▶ Stated problem
Leave out the pictures and copy everything else below exactly.

[start]

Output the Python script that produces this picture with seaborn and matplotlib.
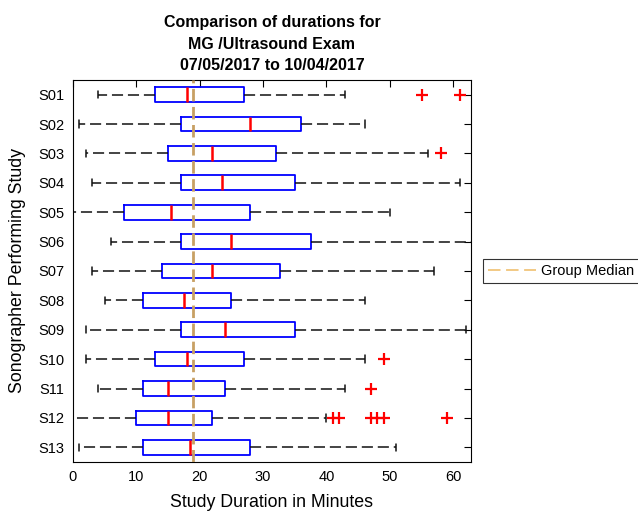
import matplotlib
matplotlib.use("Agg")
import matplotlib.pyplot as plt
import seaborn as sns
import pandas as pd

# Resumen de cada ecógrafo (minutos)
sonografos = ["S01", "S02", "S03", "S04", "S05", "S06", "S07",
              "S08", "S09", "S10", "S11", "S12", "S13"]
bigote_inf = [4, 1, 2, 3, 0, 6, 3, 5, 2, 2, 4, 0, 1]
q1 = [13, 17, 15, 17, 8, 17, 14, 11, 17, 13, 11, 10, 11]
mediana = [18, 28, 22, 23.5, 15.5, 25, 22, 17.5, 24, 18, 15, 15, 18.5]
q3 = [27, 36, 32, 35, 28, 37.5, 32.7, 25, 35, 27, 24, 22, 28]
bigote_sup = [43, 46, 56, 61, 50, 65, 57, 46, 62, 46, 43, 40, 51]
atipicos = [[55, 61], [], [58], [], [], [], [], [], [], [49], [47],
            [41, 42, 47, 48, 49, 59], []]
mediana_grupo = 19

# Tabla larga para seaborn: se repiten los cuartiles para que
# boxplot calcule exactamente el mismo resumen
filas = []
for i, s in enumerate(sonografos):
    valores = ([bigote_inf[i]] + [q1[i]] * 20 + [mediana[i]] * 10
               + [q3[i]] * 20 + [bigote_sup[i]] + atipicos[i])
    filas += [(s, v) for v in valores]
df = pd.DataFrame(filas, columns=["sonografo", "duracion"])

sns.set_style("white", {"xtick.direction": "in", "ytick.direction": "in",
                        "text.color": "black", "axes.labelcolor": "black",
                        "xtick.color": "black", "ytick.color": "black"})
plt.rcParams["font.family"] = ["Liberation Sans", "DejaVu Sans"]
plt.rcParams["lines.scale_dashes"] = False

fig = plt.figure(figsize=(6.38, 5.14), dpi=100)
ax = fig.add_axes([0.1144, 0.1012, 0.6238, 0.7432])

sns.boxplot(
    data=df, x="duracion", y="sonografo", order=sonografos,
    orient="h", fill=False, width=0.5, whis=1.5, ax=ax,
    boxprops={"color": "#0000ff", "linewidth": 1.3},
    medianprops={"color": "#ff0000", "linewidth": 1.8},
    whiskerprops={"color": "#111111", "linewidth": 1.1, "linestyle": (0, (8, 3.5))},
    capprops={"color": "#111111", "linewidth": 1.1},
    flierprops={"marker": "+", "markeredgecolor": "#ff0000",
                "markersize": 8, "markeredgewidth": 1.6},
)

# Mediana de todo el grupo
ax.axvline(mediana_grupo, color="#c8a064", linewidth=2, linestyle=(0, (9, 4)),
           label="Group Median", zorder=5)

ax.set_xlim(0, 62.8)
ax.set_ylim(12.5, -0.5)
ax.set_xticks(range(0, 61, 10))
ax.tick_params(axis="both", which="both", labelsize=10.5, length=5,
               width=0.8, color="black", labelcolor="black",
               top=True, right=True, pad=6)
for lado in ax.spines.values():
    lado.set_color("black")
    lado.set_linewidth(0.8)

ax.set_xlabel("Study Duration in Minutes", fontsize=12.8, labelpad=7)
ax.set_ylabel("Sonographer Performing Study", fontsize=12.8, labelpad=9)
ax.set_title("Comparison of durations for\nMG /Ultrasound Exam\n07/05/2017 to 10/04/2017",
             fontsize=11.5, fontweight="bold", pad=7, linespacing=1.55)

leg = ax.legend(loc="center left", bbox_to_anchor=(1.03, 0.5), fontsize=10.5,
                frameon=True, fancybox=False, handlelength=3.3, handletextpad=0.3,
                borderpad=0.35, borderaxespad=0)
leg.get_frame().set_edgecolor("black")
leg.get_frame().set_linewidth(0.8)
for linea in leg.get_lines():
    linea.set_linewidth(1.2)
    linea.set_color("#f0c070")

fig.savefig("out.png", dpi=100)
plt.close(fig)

[end]

▶ Exercise output
Output the Python script that produces this picture with seaborn and matplotlib.
import matplotlib
matplotlib.use("Agg")
import matplotlib.pyplot as plt
import seaborn as sns
import pandas as pd

# Resumen de cada ecógrafo (minutos)
sonografos = ["S01", "S02", "S03", "S04", "S05", "S06", "S07",
              "S08", "S09", "S10", "S11", "S12", "S13"]
bigote_inf = [4, 1, 2, 3, 0, 6, 3, 5, 2, 2, 4, 0, 1]
q1 = [13, 17, 15, 17, 8, 17, 14, 11, 17, 13, 11, 10, 11]
mediana = [18, 28, 22, 23.5, 15.5, 25, 22, 17.5, 24, 18, 15, 15, 18.5]
q3 = [27, 36, 32, 35, 28, 37.5, 32.7, 25, 35, 27, 24, 22, 28]
bigote_sup = [43, 46, 56, 61, 50, 65, 57, 46, 62, 46, 43, 40, 51]
atipicos = [[55, 61], [], [58], [], [], [], [], [], [], [49], [47],
            [41, 42, 47, 48, 49, 59], []]
mediana_grupo = 19

# Tabla larga para seaborn: se repiten los cuartiles para que
# boxplot calcule exactamente el mismo resumen
filas = []
for i, s in enumerate(sonografos):
    valores = ([bigote_inf[i]] + [q1[i]] * 20 + [mediana[i]] * 10
               + [q3[i]] * 20 + [bigote_sup[i]] + atipicos[i])
    filas += [(s, v) for v in valores]
df = pd.DataFrame(filas, columns=["sonografo", "duracion"])

sns.set_style("white", {"xtick.direction": "in", "ytick.direction": "in",
                        "text.color": "black", "axes.labelcolor": "black",
                        "xtick.color": "black", "ytick.color": "black"})
plt.rcParams["font.family"] = ["Liberation Sans", "DejaVu Sans"]
plt.rcParams["lines.scale_dashes"] = False

fig = plt.figure(figsize=(6.38, 5.14), dpi=100)
ax = fig.add_axes([0.1144, 0.1012, 0.6238, 0.7432])

sns.boxplot(
    data=df, x="duracion", y="sonografo", order=sonografos,
    orient="h", fill=False, width=0.5, whis=1.5, ax=ax,
    boxprops={"color": "#0000ff", "linewidth": 1.3},
    medianprops={"color": "#ff0000", "linewidth": 1.8},
    whiskerprops={"color": "#111111", "linewidth": 1.1, "linestyle": (0, (8, 3.5))},
    capprops={"color": "#111111", "linewidth": 1.1},
    flierprops={"marker": "+", "markeredgecolor": "#ff0000",
                "markersize": 8, "markeredgewidth": 1.6},
)

# Mediana de todo el grupo
ax.axvline(mediana_grupo, color="#c8a064", linewidth=2, linestyle=(0, (9, 4)),
           label="Group Median", zorder=5)

ax.set_xlim(0, 62.8)
ax.set_ylim(12.5, -0.5)
ax.set_xticks(range(0, 61, 10))
ax.tick_params(axis="both", which="both", labelsize=10.5, length=5,
               width=0.8, color="black", labelcolor="black",
               top=True, right=True, pad=6)
for lado in ax.spines.values():
    lado.set_color("black")
    lado.set_linewidth(0.8)

ax.set_xlabel("Study Duration in Minutes", fontsize=12.8, labelpad=7)
ax.set_ylabel("Sonographer Performing Study", fontsize=12.8, labelpad=9)
ax.set_title("Comparison of durations for\nMG /Ultrasound Exam\n07/05/2017 to 10/04/2017",
             fontsize=11.5, fontweight="bold", pad=7, linespacing=1.55)

leg = ax.legend(loc="center left", bbox_to_anchor=(1.03, 0.5), fontsize=10.5,
                frameon=True, fancybox=False, handlelength=3.3, handletextpad=0.3,
                borderpad=0.35, borderaxespad=0)
leg.get_frame().set_edgecolor("black")
leg.get_frame().set_linewidth(0.8)
for linea in leg.get_lines():
    linea.set_linewidth(1.2)
    linea.set_color("#f0c070")

fig.savefig("out.png", dpi=100)
plt.close(fig)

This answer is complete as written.